[start]
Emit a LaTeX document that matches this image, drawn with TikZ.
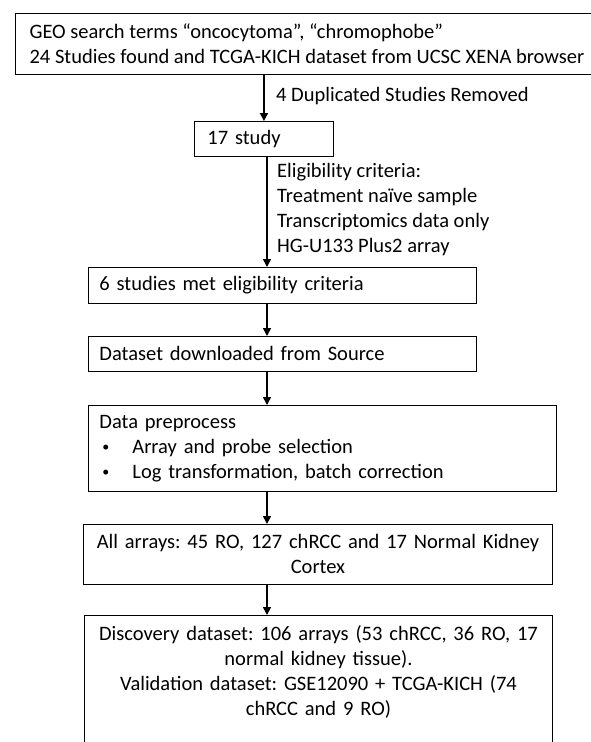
\documentclass[tikz,border=0pt]{standalone}
\usepackage{fontspec}
\setmainfont{Carlito}
\usepackage{tikz}
\usetikzlibrary{arrows.meta}
\newcommand{\stepdot}{\hspace*{3pt}\makebox[30pt][l]{\raisebox{1.6pt}{\fontsize{14pt}{14pt}\selectfont\textbullet}}}
\tikzset{
  flowarrow/.style={-{Triangle[length=8pt,width=8pt]}, line width=1.6pt},
  stagebox/.style={draw, line width=0.9pt, fill=white, align=left, inner xsep=11pt, inner ysep=0pt, anchor=north west},
  countbox/.style={draw, line width=0.9pt, fill=white, align=center, inner xsep=10pt, inner ysep=0pt, anchor=north west},
  sidenote/.style={inner sep=0pt, align=left, anchor=west}
}

\begin{document}
\begin{tikzpicture}[x=1pt, y=-1pt, every node/.style={font=\fontsize{20.5pt}{25pt}\selectfont\frenchspacing}]
  \useasboundingbox (0,0) rectangle (590,742);
  \node[stagebox, inner xsep=12pt, minimum width=583pt, minimum height=61pt] (search) at (15,13) {GEO search terms “oncocytoma”, “chromophobe”\\24 Studies found and TCGA-KICH dataset from UCSC XENA browser};
  \node[stagebox, inner xsep=13pt, text width=113pt, minimum height=35pt] (study) at (194,121) {17 study};
  \node[stagebox, text width=366pt, minimum height=36pt] (eligible) at (88,267) {6 studies met eligibility criteria};
  \node[stagebox, text width=366pt, minimum height=35pt] (download) at (88,336) {Dataset downloaded from Source};
  \node[stagebox, text width=446pt, minimum height=86pt] (preprocess) at (88,405) {Data preprocess\\\stepdot Array and probe selection\\\stepdot Log transformation, batch correction};
  \node[countbox, text width=449pt, minimum height=60pt] (allarrays) at (83,524) {All arrays: 45 RO, 127 chRCC and 17 Normal Kidney\\Cortex};
  \node[countbox, draw=none, fill=none, text width=448pt, inner ysep=10.5pt] (datasets) at (84,615) {Discovery dataset: 106 arrays (53 chRCC, 36 RO, 17\\normal kidney tissue).\\Validation dataset: GSE12090 + TCGA-KICH (74\\chRCC and 9 RO)};
  \draw[line width=0.9pt] (datasets.north west) rectangle (datasets.east |- 0,760);
  \node[sidenote] (dup) at (276,96) {4 Duplicated Studies Removed};
  \node[sidenote] (criteria) at (277,209.5) {Eligibility criteria:\\Treatment naïve sample\\Transcriptomics data only\\HG-U133 Plus2 array};
  \coordinate (spine) at (267,0);
  \draw[flowarrow] (study.north |- search.south) -- (study.north);
  \draw[flowarrow] (spine |- study.south) -- (spine |- eligible.north);
  \draw[flowarrow] (spine |- eligible.south) -- (spine |- download.north);
  \draw[flowarrow] (spine |- download.south) -- (spine |- preprocess.north);
  \draw[flowarrow] (spine |- preprocess.south) -- (spine |- allarrays.north);
  \draw[flowarrow] (spine |- allarrays.south) -- (spine |- datasets.north);
\end{tikzpicture}
\end{document}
[end]
WHAT IS ASKED: Transcribe the material exactly, keeping every word and none of the pictures.

FULL SOLUTION:
Emit a LaTeX document that matches this image, drawn with TikZ.
\documentclass[tikz,border=0pt]{standalone}
\usepackage{fontspec}
\setmainfont{Carlito}
\usepackage{tikz}
\usetikzlibrary{arrows.meta}
\newcommand{\stepdot}{\hspace*{3pt}\makebox[30pt][l]{\raisebox{1.6pt}{\fontsize{14pt}{14pt}\selectfont\textbullet}}}
\tikzset{
  flowarrow/.style={-{Triangle[length=8pt,width=8pt]}, line width=1.6pt},
  stagebox/.style={draw, line width=0.9pt, fill=white, align=left, inner xsep=11pt, inner ysep=0pt, anchor=north west},
  countbox/.style={draw, line width=0.9pt, fill=white, align=center, inner xsep=10pt, inner ysep=0pt, anchor=north west},
  sidenote/.style={inner sep=0pt, align=left, anchor=west}
}

\begin{document}
\begin{tikzpicture}[x=1pt, y=-1pt, every node/.style={font=\fontsize{20.5pt}{25pt}\selectfont\frenchspacing}]
  \useasboundingbox (0,0) rectangle (590,742);
  \node[stagebox, inner xsep=12pt, minimum width=583pt, minimum height=61pt] (search) at (15,13) {GEO search terms “oncocytoma”, “chromophobe”\\24 Studies found and TCGA-KICH dataset from UCSC XENA browser};
  \node[stagebox, inner xsep=13pt, text width=113pt, minimum height=35pt] (study) at (194,121) {17 study};
  \node[stagebox, text width=366pt, minimum height=36pt] (eligible) at (88,267) {6 studies met eligibility criteria};
  \node[stagebox, text width=366pt, minimum height=35pt] (download) at (88,336) {Dataset downloaded from Source};
  \node[stagebox, text width=446pt, minimum height=86pt] (preprocess) at (88,405) {Data preprocess\\\stepdot Array and probe selection\\\stepdot Log transformation, batch correction};
  \node[countbox, text width=449pt, minimum height=60pt] (allarrays) at (83,524) {All arrays: 45 RO, 127 chRCC and 17 Normal Kidney\\Cortex};
  \node[countbox, draw=none, fill=none, text width=448pt, inner ysep=10.5pt] (datasets) at (84,615) {Discovery dataset: 106 arrays (53 chRCC, 36 RO, 17\\normal kidney tissue).\\Validation dataset: GSE12090 + TCGA-KICH (74\\chRCC and 9 RO)};
  \draw[line width=0.9pt] (datasets.north west) rectangle (datasets.east |- 0,760);
  \node[sidenote] (dup) at (276,96) {4 Duplicated Studies Removed};
  \node[sidenote] (criteria) at (277,209.5) {Eligibility criteria:\\Treatment naïve sample\\Transcriptomics data only\\HG-U133 Plus2 array};
  \coordinate (spine) at (267,0);
  \draw[flowarrow] (study.north |- search.south) -- (study.north);
  \draw[flowarrow] (spine |- study.south) -- (spine |- eligible.north);
  \draw[flowarrow] (spine |- eligible.south) -- (spine |- download.north);
  \draw[flowarrow] (spine |- download.south) -- (spine |- preprocess.north);
  \draw[flowarrow] (spine |- preprocess.south) -- (spine |- allarrays.north);
  \draw[flowarrow] (spine |- allarrays.south) -- (spine |- datasets.north);
\end{tikzpicture}
\end{document}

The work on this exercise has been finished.